### Written problem
Skip all pictures. Write out the data below from its first line through the line that contains "(vfw) at (2201,122)".

##### Data provided

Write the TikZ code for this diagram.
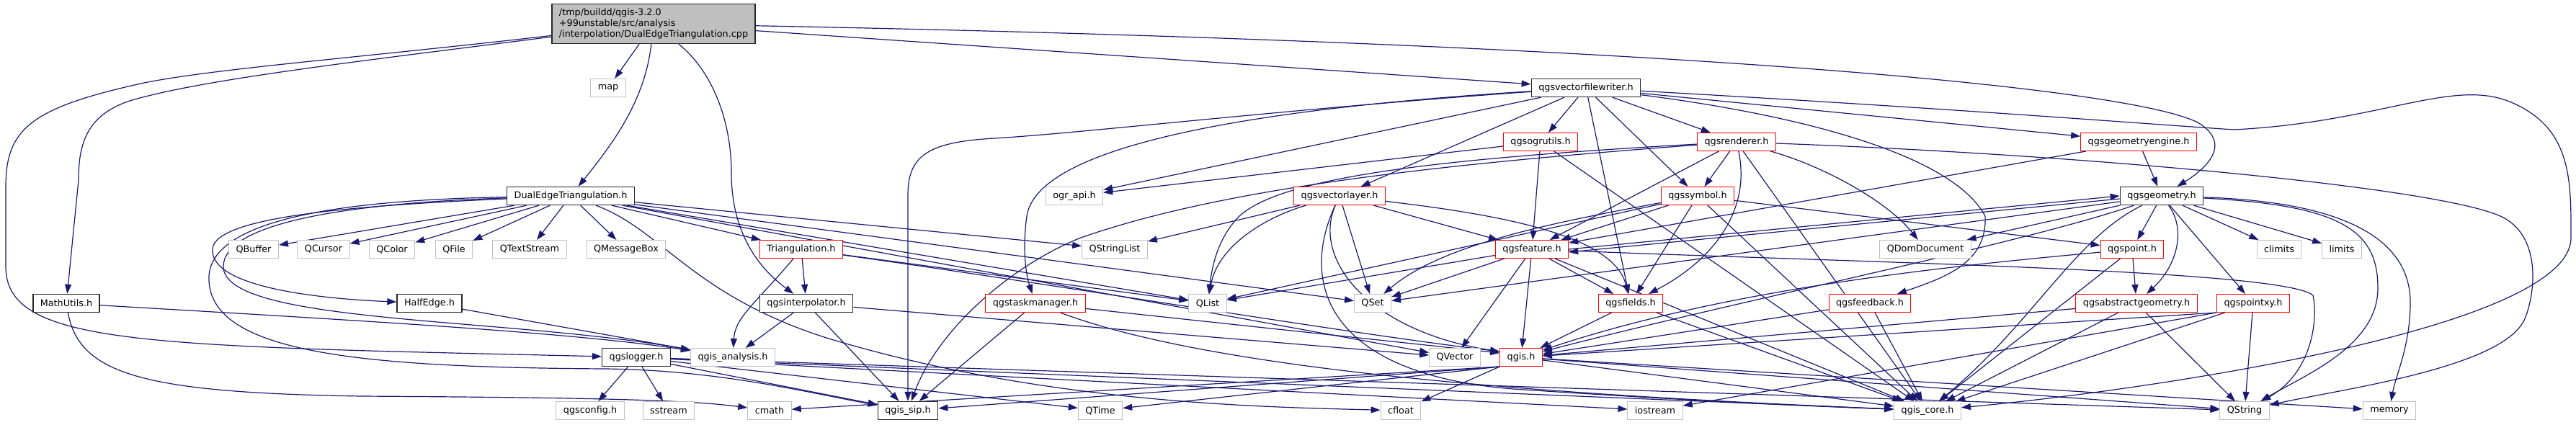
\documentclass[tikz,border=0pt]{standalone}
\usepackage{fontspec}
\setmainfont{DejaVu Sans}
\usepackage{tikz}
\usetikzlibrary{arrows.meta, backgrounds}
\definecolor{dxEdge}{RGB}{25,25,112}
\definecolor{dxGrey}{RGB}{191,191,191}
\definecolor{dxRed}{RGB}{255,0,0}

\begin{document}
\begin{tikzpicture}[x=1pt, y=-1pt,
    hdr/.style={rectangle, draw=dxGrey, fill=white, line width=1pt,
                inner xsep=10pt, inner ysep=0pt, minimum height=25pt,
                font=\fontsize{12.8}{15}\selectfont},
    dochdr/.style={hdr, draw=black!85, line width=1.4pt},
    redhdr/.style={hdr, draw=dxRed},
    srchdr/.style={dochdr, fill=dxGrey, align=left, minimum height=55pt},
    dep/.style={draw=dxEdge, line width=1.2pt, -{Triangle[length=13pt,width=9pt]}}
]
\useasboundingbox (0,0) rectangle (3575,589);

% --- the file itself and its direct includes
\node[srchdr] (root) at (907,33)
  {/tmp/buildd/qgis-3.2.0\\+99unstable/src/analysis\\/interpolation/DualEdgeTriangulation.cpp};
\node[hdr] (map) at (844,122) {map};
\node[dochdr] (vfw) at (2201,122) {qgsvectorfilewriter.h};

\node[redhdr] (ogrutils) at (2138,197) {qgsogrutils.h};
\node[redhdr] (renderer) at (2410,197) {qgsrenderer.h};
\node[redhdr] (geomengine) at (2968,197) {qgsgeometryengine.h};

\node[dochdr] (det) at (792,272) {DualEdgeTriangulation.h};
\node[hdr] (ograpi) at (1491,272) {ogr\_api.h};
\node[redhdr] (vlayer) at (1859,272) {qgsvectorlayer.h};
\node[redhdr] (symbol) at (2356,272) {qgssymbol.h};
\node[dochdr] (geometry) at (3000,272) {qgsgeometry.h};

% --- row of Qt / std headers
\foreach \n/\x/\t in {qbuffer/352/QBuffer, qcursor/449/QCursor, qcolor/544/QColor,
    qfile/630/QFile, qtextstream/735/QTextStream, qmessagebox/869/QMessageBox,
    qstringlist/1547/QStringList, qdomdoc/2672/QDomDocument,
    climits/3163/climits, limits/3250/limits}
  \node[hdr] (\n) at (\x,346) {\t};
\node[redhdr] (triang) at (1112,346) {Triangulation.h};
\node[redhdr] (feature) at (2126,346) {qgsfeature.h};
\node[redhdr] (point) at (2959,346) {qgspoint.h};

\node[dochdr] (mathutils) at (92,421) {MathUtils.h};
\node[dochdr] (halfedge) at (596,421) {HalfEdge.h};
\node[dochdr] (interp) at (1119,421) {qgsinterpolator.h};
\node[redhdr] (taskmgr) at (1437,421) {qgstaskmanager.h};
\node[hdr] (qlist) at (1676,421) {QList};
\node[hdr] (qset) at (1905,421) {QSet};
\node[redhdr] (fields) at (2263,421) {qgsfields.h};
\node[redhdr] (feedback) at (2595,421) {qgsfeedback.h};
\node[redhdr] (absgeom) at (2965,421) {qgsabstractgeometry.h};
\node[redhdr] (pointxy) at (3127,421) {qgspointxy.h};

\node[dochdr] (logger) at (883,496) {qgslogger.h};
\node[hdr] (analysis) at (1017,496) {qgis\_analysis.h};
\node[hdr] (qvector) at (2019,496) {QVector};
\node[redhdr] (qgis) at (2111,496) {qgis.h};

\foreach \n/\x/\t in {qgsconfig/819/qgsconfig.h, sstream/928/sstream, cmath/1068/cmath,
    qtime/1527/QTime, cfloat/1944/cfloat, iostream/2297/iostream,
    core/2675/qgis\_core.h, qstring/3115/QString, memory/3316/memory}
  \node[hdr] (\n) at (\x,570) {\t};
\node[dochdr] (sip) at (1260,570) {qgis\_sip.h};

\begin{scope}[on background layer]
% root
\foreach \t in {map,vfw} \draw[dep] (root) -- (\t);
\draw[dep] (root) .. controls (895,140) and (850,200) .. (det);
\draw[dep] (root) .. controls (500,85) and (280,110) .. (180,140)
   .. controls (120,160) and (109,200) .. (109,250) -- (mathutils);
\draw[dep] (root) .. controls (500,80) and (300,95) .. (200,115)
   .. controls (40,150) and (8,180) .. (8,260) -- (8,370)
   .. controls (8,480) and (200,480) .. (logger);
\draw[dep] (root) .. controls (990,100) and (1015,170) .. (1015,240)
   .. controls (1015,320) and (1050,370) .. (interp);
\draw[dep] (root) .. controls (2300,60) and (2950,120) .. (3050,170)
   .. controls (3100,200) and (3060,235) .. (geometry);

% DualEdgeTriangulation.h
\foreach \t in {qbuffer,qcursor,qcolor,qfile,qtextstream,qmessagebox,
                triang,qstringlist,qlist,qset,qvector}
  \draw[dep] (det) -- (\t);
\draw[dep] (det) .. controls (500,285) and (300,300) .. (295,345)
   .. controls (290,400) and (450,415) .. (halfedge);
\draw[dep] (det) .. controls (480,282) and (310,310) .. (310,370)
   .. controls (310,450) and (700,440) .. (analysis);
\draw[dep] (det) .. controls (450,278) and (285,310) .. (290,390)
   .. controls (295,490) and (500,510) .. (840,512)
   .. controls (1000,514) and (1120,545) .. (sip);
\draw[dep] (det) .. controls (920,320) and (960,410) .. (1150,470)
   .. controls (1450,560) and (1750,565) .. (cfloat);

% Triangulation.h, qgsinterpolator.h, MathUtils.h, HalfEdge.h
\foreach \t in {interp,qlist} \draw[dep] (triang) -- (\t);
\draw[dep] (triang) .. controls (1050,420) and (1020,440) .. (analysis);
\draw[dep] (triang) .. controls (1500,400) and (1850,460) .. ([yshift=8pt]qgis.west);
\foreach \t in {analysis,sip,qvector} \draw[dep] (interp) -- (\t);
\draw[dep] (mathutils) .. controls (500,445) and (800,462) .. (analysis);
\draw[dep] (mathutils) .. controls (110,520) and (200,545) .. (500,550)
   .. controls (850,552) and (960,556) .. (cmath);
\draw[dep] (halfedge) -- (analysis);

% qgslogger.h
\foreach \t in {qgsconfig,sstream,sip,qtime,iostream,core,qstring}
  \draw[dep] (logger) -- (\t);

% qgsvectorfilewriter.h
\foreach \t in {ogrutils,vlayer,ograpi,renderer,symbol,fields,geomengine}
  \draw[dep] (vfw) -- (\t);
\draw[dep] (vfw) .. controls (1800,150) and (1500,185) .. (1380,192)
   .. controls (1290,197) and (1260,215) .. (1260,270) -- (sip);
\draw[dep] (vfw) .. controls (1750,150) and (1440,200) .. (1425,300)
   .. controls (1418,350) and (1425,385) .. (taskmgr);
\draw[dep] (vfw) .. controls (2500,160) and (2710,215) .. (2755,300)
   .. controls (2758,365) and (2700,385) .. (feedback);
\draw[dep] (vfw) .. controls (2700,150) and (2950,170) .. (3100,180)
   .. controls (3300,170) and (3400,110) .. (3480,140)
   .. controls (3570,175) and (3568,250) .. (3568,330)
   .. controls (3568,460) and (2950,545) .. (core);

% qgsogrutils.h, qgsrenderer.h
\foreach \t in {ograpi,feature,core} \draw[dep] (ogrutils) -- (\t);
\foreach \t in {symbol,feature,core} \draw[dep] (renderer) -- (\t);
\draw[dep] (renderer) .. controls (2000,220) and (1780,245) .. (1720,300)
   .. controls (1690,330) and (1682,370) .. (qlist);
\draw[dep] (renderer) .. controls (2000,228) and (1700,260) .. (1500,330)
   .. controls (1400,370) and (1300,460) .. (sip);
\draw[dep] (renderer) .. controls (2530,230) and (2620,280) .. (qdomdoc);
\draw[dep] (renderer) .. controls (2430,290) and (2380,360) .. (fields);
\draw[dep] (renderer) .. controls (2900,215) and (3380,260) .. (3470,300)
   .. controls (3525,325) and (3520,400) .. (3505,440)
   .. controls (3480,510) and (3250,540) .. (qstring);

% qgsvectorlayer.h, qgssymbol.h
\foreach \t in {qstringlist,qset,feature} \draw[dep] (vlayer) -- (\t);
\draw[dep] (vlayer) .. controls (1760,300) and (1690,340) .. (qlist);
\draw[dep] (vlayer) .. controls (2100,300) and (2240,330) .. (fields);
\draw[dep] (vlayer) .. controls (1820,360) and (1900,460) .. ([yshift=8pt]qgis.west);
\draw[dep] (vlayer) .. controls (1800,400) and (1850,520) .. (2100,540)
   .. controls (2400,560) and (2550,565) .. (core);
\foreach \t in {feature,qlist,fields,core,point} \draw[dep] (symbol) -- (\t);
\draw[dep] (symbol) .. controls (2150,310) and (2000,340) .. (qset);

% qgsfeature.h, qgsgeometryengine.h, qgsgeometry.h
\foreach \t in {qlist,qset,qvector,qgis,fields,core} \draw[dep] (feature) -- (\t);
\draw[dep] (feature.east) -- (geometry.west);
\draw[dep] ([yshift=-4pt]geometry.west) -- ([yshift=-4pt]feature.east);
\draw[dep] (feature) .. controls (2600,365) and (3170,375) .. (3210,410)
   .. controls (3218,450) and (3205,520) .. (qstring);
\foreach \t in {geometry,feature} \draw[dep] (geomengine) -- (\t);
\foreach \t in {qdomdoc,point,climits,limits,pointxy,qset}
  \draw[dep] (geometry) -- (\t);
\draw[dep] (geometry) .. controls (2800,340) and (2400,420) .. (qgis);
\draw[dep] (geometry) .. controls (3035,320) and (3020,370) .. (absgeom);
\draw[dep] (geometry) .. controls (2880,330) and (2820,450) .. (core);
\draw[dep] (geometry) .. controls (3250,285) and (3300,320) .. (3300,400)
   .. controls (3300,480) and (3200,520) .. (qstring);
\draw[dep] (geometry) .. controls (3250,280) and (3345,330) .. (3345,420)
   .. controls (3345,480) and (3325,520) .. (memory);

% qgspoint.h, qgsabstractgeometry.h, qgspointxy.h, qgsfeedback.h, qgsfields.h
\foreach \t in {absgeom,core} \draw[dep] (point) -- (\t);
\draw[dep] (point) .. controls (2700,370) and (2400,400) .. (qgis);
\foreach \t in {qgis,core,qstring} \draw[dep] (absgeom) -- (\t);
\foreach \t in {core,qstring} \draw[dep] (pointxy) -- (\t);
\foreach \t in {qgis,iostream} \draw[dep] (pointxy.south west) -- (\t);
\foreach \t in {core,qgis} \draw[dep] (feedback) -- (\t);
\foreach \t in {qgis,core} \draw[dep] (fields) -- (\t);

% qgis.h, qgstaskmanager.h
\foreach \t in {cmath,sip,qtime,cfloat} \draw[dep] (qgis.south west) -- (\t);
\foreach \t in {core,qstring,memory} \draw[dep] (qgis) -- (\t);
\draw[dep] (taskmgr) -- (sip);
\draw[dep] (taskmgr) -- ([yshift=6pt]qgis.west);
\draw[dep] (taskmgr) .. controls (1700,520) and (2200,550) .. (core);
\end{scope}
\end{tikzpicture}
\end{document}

##########

### Written response
Write the TikZ code for this diagram.
\documentclass[tikz,border=0pt]{standalone}
\usepackage{fontspec}
\setmainfont{DejaVu Sans}
\usepackage{tikz}
\usetikzlibrary{arrows.meta, backgrounds}
\definecolor{dxEdge}{RGB}{25,25,112}
\definecolor{dxGrey}{RGB}{191,191,191}
\definecolor{dxRed}{RGB}{255,0,0}

\begin{document}
\begin{tikzpicture}[x=1pt, y=-1pt,
    hdr/.style={rectangle, draw=dxGrey, fill=white, line width=1pt,
                inner xsep=10pt, inner ysep=0pt, minimum height=25pt,
                font=\fontsize{12.8}{15}\selectfont},
    dochdr/.style={hdr, draw=black!85, line width=1.4pt},
    redhdr/.style={hdr, draw=dxRed},
    srchdr/.style={dochdr, fill=dxGrey, align=left, minimum height=55pt},
    dep/.style={draw=dxEdge, line width=1.2pt, -{Triangle[length=13pt,width=9pt]}}
]
\useasboundingbox (0,0) rectangle (3575,589);

% --- the file itself and its direct includes
\node[srchdr] (root) at (907,33)
  {/tmp/buildd/qgis-3.2.0\\+99unstable/src/analysis\\/interpolation/DualEdgeTriangulation.cpp};
\node[hdr] (map) at (844,122) {map};
\node[dochdr] (vfw) at (2201,122) {qgsvectorfilewriter.h};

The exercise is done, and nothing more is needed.